### The problem
Starting from the top of the material, restate each line exactly until the line that contains "zt = np.arange(49)", which is also copied. Pictures are excluded.

### Dataset section

____________________

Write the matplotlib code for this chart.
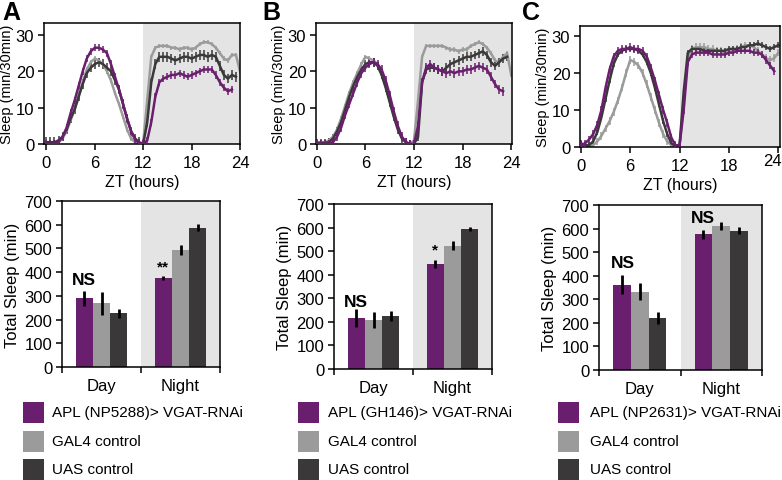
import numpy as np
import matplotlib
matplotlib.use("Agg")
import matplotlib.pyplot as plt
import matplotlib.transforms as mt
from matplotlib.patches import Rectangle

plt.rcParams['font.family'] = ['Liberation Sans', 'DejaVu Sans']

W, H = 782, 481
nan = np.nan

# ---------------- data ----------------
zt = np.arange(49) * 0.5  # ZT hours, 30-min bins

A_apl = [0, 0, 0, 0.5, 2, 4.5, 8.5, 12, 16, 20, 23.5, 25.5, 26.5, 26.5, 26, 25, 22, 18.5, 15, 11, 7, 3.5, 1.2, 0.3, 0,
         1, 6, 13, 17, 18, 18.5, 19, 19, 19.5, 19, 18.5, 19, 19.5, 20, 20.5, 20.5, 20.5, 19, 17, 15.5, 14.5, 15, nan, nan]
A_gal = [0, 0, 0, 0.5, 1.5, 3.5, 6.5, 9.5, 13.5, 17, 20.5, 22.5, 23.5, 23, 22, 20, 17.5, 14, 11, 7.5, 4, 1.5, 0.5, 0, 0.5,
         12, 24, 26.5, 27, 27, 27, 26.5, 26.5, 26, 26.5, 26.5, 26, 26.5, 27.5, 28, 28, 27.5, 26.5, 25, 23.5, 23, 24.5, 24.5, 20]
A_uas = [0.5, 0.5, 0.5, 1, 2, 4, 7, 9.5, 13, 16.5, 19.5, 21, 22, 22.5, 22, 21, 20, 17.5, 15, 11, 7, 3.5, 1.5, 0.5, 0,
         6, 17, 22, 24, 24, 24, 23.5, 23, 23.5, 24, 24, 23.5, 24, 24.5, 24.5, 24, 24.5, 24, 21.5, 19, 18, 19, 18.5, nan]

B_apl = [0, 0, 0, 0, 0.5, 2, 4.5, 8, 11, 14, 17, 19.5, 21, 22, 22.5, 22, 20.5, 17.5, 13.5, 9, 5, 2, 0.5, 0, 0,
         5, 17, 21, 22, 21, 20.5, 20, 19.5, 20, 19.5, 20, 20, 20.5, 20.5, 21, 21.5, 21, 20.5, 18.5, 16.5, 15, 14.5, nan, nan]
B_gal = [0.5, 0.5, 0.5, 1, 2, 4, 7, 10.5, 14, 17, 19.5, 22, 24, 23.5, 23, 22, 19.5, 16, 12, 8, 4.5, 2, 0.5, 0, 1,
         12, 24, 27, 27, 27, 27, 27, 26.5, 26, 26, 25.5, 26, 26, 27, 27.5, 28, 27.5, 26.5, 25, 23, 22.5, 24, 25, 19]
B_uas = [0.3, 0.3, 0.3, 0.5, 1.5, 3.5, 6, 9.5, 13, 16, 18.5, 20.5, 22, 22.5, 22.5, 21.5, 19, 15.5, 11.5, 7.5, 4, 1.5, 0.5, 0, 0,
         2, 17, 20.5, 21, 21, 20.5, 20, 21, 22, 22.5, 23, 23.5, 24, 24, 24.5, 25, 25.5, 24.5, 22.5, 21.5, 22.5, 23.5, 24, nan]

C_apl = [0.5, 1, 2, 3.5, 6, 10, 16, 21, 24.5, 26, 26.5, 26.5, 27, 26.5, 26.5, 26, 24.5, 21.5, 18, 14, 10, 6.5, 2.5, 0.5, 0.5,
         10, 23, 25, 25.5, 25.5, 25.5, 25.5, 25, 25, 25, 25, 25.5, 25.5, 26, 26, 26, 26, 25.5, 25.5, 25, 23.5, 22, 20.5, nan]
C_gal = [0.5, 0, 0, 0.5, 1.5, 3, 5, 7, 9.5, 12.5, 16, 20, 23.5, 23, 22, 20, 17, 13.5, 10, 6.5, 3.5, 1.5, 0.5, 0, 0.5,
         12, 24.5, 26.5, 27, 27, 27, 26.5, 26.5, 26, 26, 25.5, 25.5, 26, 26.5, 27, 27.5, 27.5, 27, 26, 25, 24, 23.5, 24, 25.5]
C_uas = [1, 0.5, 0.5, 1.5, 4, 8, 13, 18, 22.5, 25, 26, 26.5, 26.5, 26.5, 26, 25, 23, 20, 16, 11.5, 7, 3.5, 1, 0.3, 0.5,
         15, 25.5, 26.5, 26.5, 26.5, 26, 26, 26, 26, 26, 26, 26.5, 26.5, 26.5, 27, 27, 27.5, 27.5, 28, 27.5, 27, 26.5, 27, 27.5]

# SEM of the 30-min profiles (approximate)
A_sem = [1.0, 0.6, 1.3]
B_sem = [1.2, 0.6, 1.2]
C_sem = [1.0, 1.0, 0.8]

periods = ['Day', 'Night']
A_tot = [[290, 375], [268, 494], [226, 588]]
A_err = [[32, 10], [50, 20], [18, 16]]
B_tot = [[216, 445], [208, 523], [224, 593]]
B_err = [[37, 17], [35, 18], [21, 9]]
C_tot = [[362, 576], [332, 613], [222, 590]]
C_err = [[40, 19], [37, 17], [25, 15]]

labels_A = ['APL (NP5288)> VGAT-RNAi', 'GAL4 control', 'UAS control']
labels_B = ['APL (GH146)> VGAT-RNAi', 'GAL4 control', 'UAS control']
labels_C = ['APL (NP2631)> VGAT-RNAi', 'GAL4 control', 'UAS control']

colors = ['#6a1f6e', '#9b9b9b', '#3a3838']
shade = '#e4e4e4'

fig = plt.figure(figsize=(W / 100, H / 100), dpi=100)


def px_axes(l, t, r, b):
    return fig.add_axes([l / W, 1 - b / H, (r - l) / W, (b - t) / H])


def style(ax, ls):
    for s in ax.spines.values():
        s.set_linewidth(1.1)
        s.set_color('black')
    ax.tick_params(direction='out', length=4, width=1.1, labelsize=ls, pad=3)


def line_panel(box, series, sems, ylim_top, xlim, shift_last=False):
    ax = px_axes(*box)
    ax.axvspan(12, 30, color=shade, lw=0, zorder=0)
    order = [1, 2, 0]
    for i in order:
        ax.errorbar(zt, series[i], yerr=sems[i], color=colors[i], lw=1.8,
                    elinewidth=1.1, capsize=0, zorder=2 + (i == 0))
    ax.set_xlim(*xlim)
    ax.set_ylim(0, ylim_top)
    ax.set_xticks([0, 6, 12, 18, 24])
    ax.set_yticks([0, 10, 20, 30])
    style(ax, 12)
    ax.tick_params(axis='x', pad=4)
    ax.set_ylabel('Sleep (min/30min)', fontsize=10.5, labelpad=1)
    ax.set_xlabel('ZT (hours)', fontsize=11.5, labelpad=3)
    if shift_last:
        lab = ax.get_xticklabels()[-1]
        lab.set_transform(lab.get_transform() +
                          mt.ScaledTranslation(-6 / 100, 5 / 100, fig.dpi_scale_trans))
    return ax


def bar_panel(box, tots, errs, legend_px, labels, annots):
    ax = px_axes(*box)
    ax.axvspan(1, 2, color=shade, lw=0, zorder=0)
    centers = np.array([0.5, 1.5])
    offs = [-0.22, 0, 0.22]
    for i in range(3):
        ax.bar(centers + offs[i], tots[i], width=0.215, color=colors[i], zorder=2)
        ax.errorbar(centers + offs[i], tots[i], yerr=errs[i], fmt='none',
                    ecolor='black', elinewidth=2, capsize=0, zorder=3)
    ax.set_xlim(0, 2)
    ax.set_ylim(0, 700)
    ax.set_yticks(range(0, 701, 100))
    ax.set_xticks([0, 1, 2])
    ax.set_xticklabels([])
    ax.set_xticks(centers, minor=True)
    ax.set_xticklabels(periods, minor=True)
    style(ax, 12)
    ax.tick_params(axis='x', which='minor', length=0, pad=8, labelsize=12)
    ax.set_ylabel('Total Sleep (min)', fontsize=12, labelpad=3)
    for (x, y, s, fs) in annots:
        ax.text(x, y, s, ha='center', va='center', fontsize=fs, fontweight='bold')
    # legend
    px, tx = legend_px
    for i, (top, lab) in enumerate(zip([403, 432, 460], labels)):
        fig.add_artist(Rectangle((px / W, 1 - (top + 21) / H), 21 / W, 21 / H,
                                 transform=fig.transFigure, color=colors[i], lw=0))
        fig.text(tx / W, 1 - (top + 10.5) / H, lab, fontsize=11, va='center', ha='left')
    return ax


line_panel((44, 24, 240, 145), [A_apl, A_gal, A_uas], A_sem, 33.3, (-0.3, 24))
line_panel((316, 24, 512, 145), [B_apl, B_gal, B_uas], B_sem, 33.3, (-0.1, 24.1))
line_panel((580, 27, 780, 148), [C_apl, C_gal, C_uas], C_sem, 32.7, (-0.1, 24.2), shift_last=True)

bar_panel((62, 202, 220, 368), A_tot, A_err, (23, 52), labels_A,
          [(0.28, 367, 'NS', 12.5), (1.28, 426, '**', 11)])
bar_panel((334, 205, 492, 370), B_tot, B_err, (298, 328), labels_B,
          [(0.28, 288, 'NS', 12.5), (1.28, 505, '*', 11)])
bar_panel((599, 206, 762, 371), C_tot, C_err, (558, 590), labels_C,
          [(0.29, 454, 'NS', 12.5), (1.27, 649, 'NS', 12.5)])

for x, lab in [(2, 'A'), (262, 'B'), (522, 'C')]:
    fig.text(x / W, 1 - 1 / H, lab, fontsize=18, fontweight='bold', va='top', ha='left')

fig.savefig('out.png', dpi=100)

____________________

### Task solution
Write the matplotlib code for this chart.
import numpy as np
import matplotlib
matplotlib.use("Agg")
import matplotlib.pyplot as plt
import matplotlib.transforms as mt
from matplotlib.patches import Rectangle

plt.rcParams['font.family'] = ['Liberation Sans', 'DejaVu Sans']

W, H = 782, 481
nan = np.nan

# ---------------- data ----------------
zt = np.arange(49) * 0.5  # ZT hours, 30-min bins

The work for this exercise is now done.